It takes a lot to run a data center—equipment and peripherals, cabling, toner/ink, and, yes, even paper. And a lot of it needs to be upgraded or replaced at least once a year. (Say what you want about a printing press, but at least it can last for decades.) As a result, e-waste is a growing problem. Says Environmental Leader:
E-waste, a major component of data center material flow, represents the fastest growing municipal waste flow in the U.S. and likely around the globe with recent reports indicating an 8.6 percent growth rate. In 2007 alone over 41 million computers were discarded in the U.S. – with only 18 percent being properly recycled.

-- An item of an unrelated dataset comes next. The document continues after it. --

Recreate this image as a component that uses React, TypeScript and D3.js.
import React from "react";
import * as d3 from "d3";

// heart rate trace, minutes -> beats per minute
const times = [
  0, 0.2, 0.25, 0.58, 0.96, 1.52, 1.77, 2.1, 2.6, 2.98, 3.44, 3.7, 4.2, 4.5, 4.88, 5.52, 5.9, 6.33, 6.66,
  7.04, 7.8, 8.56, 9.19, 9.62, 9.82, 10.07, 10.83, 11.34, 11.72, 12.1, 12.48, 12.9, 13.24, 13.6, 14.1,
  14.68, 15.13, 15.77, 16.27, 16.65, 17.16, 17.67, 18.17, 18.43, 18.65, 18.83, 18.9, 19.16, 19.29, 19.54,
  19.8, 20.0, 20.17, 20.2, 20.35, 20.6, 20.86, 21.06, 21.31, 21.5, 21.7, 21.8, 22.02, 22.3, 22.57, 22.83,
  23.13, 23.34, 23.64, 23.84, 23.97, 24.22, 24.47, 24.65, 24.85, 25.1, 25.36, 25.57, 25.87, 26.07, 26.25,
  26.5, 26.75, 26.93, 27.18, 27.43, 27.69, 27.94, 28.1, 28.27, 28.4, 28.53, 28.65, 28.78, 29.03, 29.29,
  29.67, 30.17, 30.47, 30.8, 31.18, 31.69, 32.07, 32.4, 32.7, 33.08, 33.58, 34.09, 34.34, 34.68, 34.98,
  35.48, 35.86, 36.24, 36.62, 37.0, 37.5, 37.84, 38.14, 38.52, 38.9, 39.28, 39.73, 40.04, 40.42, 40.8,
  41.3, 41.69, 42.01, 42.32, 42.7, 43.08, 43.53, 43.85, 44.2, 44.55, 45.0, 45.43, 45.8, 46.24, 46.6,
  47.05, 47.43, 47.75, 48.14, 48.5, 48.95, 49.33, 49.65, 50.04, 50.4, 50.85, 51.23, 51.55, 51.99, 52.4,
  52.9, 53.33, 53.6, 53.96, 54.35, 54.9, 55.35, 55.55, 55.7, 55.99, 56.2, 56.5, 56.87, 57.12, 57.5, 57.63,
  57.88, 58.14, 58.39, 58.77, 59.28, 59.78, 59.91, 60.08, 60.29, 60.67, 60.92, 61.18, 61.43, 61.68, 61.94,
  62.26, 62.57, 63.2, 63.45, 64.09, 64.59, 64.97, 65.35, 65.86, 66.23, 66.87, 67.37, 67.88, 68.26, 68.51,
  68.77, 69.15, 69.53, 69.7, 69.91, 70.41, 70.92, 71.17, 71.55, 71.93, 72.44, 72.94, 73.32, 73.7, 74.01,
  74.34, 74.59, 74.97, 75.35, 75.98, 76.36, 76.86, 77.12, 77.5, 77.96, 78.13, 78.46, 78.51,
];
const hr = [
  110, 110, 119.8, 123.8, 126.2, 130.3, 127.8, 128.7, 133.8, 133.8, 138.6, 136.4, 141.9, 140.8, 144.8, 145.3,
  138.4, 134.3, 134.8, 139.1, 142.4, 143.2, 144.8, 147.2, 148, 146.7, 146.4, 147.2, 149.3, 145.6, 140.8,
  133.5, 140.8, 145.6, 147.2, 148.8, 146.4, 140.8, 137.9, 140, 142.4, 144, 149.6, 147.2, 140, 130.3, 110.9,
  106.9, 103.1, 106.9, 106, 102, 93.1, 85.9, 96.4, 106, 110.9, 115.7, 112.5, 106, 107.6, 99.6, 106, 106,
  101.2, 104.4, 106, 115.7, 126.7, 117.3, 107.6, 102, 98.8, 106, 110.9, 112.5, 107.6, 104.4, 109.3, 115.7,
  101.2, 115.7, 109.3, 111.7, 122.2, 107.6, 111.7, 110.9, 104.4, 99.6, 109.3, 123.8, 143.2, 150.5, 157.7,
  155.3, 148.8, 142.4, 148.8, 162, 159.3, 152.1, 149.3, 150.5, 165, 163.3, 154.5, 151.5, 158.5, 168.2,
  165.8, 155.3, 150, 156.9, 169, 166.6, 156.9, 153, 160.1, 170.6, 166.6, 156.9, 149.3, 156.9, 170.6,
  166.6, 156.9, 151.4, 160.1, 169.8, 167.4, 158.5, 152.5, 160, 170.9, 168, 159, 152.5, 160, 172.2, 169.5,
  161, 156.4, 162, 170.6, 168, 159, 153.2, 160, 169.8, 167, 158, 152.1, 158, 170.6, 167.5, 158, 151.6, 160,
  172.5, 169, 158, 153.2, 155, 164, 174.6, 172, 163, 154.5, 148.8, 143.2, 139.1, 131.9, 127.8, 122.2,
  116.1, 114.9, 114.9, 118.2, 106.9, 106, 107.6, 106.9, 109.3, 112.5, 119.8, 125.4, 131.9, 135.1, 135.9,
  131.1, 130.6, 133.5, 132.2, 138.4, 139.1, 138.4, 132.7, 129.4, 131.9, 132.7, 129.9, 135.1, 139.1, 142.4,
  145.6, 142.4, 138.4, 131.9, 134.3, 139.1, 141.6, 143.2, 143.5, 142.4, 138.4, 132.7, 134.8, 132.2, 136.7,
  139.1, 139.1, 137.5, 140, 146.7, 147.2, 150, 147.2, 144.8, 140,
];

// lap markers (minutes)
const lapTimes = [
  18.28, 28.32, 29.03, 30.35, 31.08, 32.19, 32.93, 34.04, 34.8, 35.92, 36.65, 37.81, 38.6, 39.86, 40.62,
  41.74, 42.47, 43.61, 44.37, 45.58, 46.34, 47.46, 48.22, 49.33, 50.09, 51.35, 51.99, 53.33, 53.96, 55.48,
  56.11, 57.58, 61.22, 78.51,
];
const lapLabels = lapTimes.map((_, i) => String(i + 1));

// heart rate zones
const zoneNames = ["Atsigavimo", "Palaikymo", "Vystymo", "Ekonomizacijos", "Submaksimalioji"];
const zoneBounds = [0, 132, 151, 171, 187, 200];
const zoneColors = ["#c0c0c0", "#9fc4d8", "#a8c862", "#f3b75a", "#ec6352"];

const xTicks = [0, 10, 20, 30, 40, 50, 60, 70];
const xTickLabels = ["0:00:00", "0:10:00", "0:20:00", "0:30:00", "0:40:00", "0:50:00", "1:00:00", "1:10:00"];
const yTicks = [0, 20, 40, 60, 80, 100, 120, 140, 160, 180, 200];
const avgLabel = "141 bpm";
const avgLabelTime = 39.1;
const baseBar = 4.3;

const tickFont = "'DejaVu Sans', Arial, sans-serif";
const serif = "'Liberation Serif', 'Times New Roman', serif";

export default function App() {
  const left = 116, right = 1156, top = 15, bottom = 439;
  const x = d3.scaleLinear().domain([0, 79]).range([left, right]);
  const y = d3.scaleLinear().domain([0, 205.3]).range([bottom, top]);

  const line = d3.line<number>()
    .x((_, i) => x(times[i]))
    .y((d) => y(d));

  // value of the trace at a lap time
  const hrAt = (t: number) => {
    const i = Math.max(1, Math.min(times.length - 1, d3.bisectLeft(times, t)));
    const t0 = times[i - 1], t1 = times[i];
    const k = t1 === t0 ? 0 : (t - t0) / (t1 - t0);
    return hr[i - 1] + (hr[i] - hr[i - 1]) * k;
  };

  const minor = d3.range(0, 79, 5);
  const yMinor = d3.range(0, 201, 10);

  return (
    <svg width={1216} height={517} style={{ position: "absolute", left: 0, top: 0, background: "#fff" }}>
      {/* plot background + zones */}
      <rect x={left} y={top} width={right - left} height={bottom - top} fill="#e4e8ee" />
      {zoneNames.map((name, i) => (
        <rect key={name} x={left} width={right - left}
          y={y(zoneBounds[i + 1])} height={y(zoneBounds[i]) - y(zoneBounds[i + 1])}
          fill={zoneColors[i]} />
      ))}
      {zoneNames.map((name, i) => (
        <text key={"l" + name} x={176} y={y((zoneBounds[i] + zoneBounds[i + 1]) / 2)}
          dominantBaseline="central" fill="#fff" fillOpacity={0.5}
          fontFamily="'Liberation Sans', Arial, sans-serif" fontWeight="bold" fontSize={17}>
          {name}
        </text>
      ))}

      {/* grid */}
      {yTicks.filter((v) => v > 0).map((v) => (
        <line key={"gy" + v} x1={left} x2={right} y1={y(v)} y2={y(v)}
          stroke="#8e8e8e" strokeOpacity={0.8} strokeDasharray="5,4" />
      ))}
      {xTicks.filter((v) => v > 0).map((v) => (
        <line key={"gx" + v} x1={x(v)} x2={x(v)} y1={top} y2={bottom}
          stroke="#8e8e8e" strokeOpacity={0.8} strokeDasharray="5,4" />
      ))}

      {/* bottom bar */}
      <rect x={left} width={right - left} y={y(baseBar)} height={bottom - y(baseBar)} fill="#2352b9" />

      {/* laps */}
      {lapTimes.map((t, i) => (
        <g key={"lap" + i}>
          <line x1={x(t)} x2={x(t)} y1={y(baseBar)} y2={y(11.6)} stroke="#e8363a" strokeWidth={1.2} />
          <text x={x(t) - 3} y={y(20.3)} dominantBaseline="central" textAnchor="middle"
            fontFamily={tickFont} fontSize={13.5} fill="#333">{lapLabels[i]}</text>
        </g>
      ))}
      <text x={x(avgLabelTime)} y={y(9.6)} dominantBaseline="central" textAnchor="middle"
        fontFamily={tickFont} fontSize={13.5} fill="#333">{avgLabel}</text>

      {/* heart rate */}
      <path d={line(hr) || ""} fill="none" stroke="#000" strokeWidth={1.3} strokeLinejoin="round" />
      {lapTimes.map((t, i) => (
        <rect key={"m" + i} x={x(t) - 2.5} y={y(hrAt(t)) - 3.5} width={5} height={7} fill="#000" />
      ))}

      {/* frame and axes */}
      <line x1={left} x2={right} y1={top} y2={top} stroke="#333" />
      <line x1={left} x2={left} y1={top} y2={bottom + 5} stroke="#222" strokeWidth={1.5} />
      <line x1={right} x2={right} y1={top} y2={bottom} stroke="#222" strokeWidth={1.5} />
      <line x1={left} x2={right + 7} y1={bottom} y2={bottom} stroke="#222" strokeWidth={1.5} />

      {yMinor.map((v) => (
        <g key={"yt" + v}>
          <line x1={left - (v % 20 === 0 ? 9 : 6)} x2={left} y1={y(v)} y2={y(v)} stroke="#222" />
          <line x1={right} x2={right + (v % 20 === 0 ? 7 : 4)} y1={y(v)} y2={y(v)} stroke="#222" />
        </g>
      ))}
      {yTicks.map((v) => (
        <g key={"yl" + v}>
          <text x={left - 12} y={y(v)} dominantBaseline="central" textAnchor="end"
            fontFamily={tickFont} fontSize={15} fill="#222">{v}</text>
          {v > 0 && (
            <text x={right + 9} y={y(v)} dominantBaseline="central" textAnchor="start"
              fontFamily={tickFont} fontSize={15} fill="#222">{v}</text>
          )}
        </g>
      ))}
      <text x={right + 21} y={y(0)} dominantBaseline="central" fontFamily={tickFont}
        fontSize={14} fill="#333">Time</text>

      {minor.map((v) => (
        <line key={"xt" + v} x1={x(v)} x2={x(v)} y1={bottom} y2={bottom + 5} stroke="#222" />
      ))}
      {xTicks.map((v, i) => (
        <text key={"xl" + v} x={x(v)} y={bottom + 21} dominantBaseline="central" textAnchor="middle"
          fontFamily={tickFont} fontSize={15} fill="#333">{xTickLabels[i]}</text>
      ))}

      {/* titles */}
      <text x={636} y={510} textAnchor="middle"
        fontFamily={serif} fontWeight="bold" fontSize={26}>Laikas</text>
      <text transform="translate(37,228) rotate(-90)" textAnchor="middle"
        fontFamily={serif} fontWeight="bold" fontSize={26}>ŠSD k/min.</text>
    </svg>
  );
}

Even worse, a lot of it is exported to third-world countries where it contaminates the environment, causing health and other problems. Things may get worse as more and more companies’ data centers accelerate their replacement schedules to improve energy efficiency and other advantages to be had with newer gear. How to deal with this hardware “churn” in an environmentally friendly way? To go some distance toward coming up with an answer, what is needed first is a metric. What is the gauge for sustainability? What do you measure and how do you measure it? A position paper (link opens PDF) from Emerson Network Power positions “recycling ratios” as one thing to gauge. They define two specific recycling ratios:
Material Reclamation Ratio. MRR is the ratio of: Recycled/reclaimed/repurposed material (expressed in mass) over the inbound (received) material less outbound finished goods and services (also expressed as mass). The result of the equation would be a ratio expressed as a percentage – with 100 percent recognized as the goal. Companies achiev- ing a 100 percent MRR have zero waste. ... MRE – Material Reuse Effectiveness. MRE is expressed as: Inbound (received) material less outbound finished goods and services, expressed as mass over the recycled/re claimed/repurposed material (again expressed in mass). Just as PUE is expressed as a ratio, with overall efficiency improving as the quotient decreases toward 1, MRE also provides a goal of 1.
PUE, by the by, stands for “power usage effectiveness,” a now-standard way of measuring a data center’s energy inputs and outputs. The idea behind these ratios is to track progress over time. There are some online calculators to give you an idea of how they would work. We in the printing industry get repeatedly castigated for causing “environmental carnage,” but goals like “zero-waste data centers” are a reminder that all forms of communication, media, and business activities have environmental costs that must be dealt with.